Ghana’s Minister for Roads and Highways, Kwame Governs Agbodza, came out swinging on Tuesday, delivering a pointed rebuttal to critics who have accused the government’s flagship Big Push infrastructure programme of leaning too heavily on sole sourcing.

Standing before Parliament, the minister did not just defend the programme,  he dismantled the allegations piece by piece, calling them misleading and flatly unsupported by the facts already placed before the House.

“We have established a system where no contractor is paid without measurable progress,” he declared, setting the tone for an address that was as much about accountability as it was about infrastructure.

At the heart of the controversy is the procurement method used to award contracts under the Big Push,  a sweeping initiative currently overseeing the reconstruction and upgrading of more than 2,000 kilometres of roads across all 16 regions of Ghana. Critics have suggested that sole sourcing has become the default tool of choice, raising questions about transparency and value for money.

The minister rejected that characterisation outright. According to him, only 44 percent of major contracts,  including those under the Big Push,  were awarded through sole sourcing, while more than 400 contracts have gone through open competitive tendering. Every contract, he stressed, has been awarded in strict compliance with the Public Procurement Act and its regulations, with full details publicly available on the Ministry’s website for anyone willing to look.

But beyond the numbers, the minister offered context that he argued critics have been too quick to ignore. Ghana’s road network, he reminded Parliament, is in a state of serious deterioration. Given the scale and urgency of the challenge, he said, a rigid insistence on lengthy procurement processes alone would delay critical projects, inflate costs, and ultimately deepen the country’s economic difficulties. The law, he noted, allows for a balanced use of procurement methods,  and that is precisely what the Ministry has done.

One of the more striking revelations from the minister’s address was the fate of 23 major road projects inherited from the previous administration,  projects valued at GHS 14.88 billion that had been left entirely without funding. Rather than abandon them, the current government integrated these stalled projects into the Big Push programme and secured new financing to get them moving. Among those rescued are the Suame Interchange, the Ofankor–Nsawam Road, and the Adenta–Dodowa Road — projects that, in the minister’s words, might have remained frozen indefinitely without the current approach.
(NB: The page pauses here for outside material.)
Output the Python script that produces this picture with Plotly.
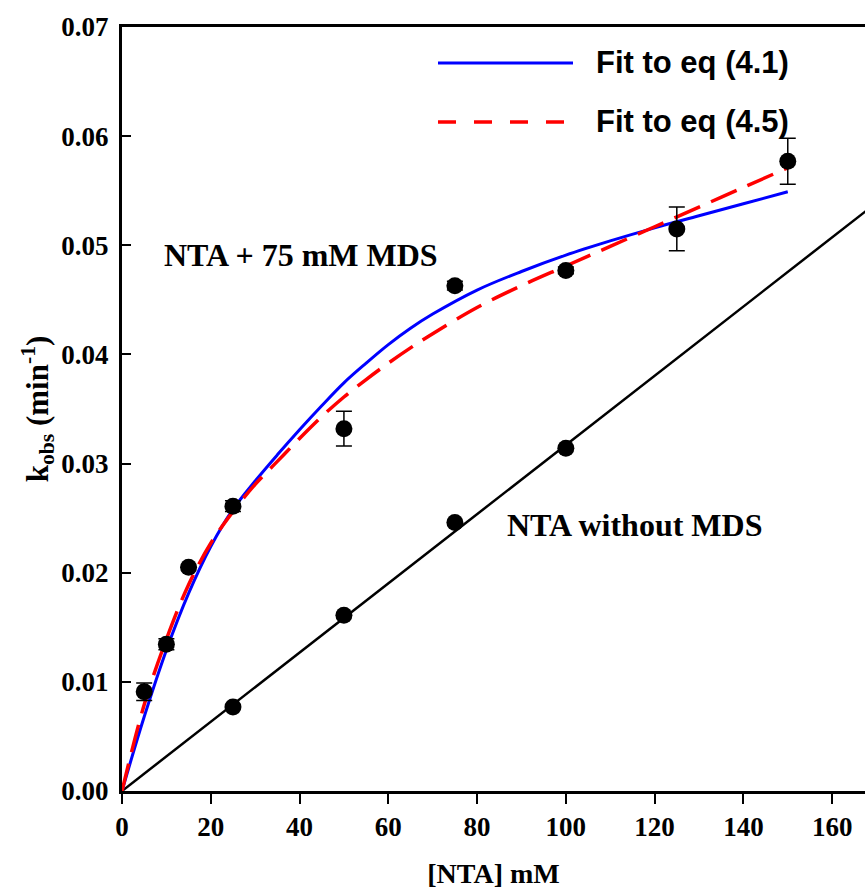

The programme itself has been structured with competition in mind. It targets 12 key economic corridors, broken into 54 lots,  a deliberate design intended to attract more contractors, drive competition, and accelerate delivery on the ground.

On the question of value for money, Minister Agbodza outlined a series of safeguards built into the programme: in-house survey, design, and costing by state agencies; independent value-for-money assessments of contractor proposals; and payments strictly tied to verified, measurable work completed. He also pointed to an ongoing collaboration with the Ghana Institution of Surveyors to further strengthen independent cost verification,  a move he said underscores the government’s commitment to getting this right.

He also took direct aim at critics who have drawn unfavourable comparisons based on cost-per-kilometre figures, arguing that such analyses are fundamentally flawed. They fail, he said, to account for differences in project scope, engineering complexity, and additional infrastructure components such as interchanges and bridges, factors that can dramatically affect cost without reflecting any wrongdoing.

The minister did not shy away from contrasting the current administration’s record with that of its predecessor. He noted that many of the road projects inherited from the previous government lacked proper authorisation and had not gone through competitive procurement,  a situation that contributed to road sector arrears exceeding GHS 40 billion. Since taking office, he said, the government has paid over GHS 11 billion toward clearing that inherited debt.

With the programme operating under continuous parliamentary oversight,  including regular ministerial questioning, committee reviews, and independent professional validation, Hon. Agbodza made clear that the Big Push is not operating in the shadows.

Sole sourcing, he insisted, remains the exception, not the rule. And as he urged Parliament and the public to get behind what he described as a transformative effort to improve road infrastructure, reduce transport costs, create jobs, and stimulate economic growth, his message to critics was unambiguous: check the facts before you undermine the progress.